Your notation disconcerts me a little bit. I think there is a mistake somewhere.
First, your description of $I/\!\!\sim$ seems to me to be incorrect: what is on the right-hand side is what is called usually $I^2 = [0,1]^2 = [0,1]\times [0,1]$; the unit square of the plane $\mathbb{R}^2$. When you write $\text{"something"}/\!\!\sim$, you usually mean that your are quotienting out by some equivalence relation. I guess that, in our case, this relation is the one generated by
$$
(x,y) \sim (x',y') \qquad \Longleftrightarrow \qquad
\begin{cases}
x = x' & \text{if}\qquad y=0 \qquad\text{and}\qquad y'= 1 \\
y = y' & \text{if}\qquad x=0 \qquad\text{and}\qquad x' = 1\\
\end{cases}
$$
Then, I guess that you originally had the usual parametrization (the way topologists write it at least) of the torus in $\mathbb{R}^3$, $ f : [0,1]^2 \longrightarrow \mathbb{T}^2$, generated by rotating a circumference of radius $a$ along a circumference of radius $b$:
$$
f(x,y) = ((a + b\cos (2\pi x))\cos (2\pi y) , (a + b\cos (2\pi x)) \sin (2\pi y) , b\sin (2\pi x ) )
$$
(If these $2\pi$ bother you, you can delete them, but then you have to change your unit square $[0,1]^2$ for $[0,2\pi]^2$.)

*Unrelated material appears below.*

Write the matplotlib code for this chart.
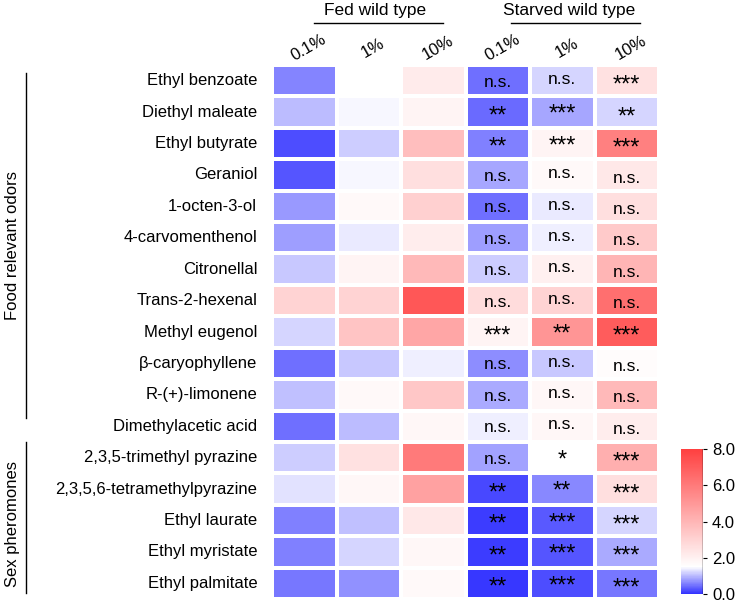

And then, your professor should have said something like: "Since this parametrization is compatible with the former equivalence relation $\sim $, it passes to the quotient inducing a well-defined map"
$$
\overline{f} : I^2/\!\!\sim \longrightarrow \mathbb{T}^2
$$
which is
$$
\overline{f}\overline{(x,y)} = f(x,y) =((a + b\cos (2\pi x))\cos (2\pi y) , (a + b\cos (2\pi x)) \sin (2\pi y) , b\sin (2\pi x ) ) \ .
$$
Am I right?
Well, all this assumes that you previously knew that parametrization of the torus and, in this case, bijectivity is now obvious. But, just in case you haven't seen that $f$ before, look just at the two first components:
$$
((a + b\cos (2\pi x))\cos (2\pi y) , (a + b\cos (2\pi x)) \sin (2\pi y) ) \ .
$$
Keeping $x$ fixed for a moment, this is a parametrization of a circumference of radius $a + b\cos (2\pi x) $: when $y$ goes from $0$ to $1$ in the unit interval $[0,1]$, we go round the circumference of centre $(0,0)$ and that radius. Right?
Ok, so let's assume that, for $(x,y), (x',y') \in [0,1]^2$ we could have
$$
(a + b\cos (2\pi x))\cos (2\pi y) = (a + b\cos (2\pi x'))\cos (2\pi y')
$$
and
$$
(a + b\cos (2\pi x)) \sin (2\pi y) = (a + b\cos (2\pi x')) \sin (2\pi y') \ .
$$
Since these are the coordinates of points in circumferences of radii $a + b\cos (2\pi x)$ and $a + b\cos (2\pi x')$, if they are the same point, these radii must be equal. Hence
$$
a + b\cos (2\pi x) = a + b\cos (2\pi x') \qquad \Longleftrightarrow \qquad \cos (2\pi x) = \cos (2\pi x') \ .
$$
Now, look at the third coordinate:
$$
b\sin (2\pi x) = b \sin (2\pi x' ) \qquad \Longleftrightarrow \qquad \sin (2\pi x) = \sin (2\pi x') \ .
$$
So, we would have both:
$$
\cos (2\pi x) = \cos (2\pi x') \qquad\text{and}\qquad \sin (2\pi x) = \sin (2\pi x')
$$
and, since $x,x' \in [0,1]$, if $x\neq x'$, this is only possible if one of them is $0$ and the other one is $1$.
Then we would get that
$$
\cos (2\pi y) = \cos (2\pi y') \qquad\text{and}\qquad \sin (2\pi y) = \sin (2\pi y')
$$
and conclude that also, if $y\neq y'$, then $y=0$ and $y'=1$ or vice versa.
So, our map $f$ is "almost" injective, except for these points on the perimetre of the unit square $[0,1]^2$ we have just found. But these points are the ones we are identifying with the equivalence relation $\sim$. Thus $\overline{f}$ is injective.
As for surjectivity: every point on $\mathbb{T}^2$ can be located saying in which meridian and parallel it lies, right? Well, this is exactly what you are doing when you say your point on the torus has coordinates $(x,y)$: the first one tells you the parallel and the second one the meridian. Varying $(x,y) \in [0,1]^2$ you go through all meridians and parallels.